Zoff ti ha detto “Non ho mai pensato allo sport come un mezzo per diventare qualcuno”. Si tratta della vera essenza del talento che incontra l’occasione, tra tutte le storie che hai raccontato?
La testimonianza di Zoff è stata sicuramente la più particolare di tutte: alla prima domanda la sua voce autoritaria mi mise subito in soggezione; poi si è sciolto ed è andato alla grandissima. Che lui non abbia mai pensato allo sport per diventare qualcuno, ci credo ciecamente: ha fatto sport per un suo benessere, per la voglia di fare. Non esiste testimonianza più bella.
Con il suo contributo, Paolo Sellari (oltre a quello di Francesco Repice) ha toccato un tema attualissimo: lo “sportwashing”. Nell’ultimo anno abbiamo assistito al Qatar, adesso invece è il turno dell’Arabia Saudita. Cosa ne pensi di quello che sta accadendo, con tantissimi campioni che stanno mettendo i soldi arabi davanti al prestigio del calcio europeo?

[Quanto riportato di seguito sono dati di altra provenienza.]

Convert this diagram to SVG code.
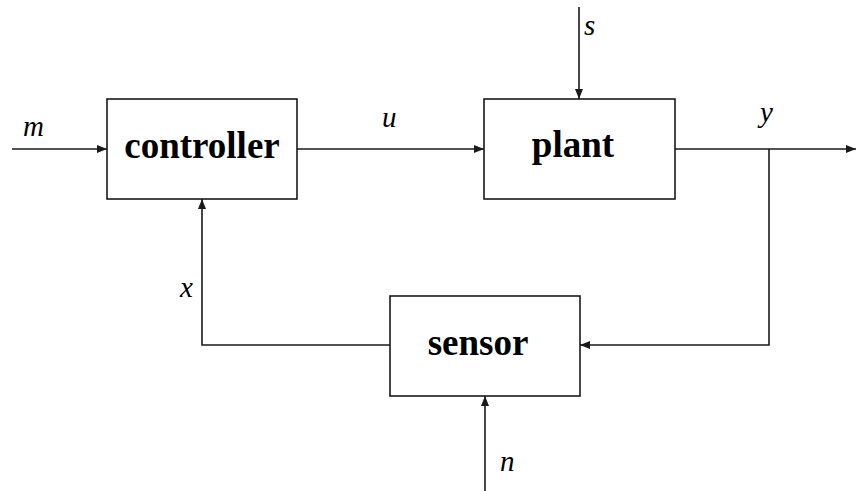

Il calcio è uno sport molto ciclico: una volta la Serie A era il campionato più bello del mondo, poi è toccato alla Premier League e cosi via. Però guardiamo la Cina: si sono comportati allo stesso modo degli arabi, e sappiamo tutti com’è andata a finire poi. La stessa cosa sono convinto che accadrà con l’Arabia Saudita: lì il dio denaro conta più del talento, ma l’NBA ad esempio con è come il basket europeo. Ogni paese ha il proprio sport, e il loro non è senza dubbio il calcio.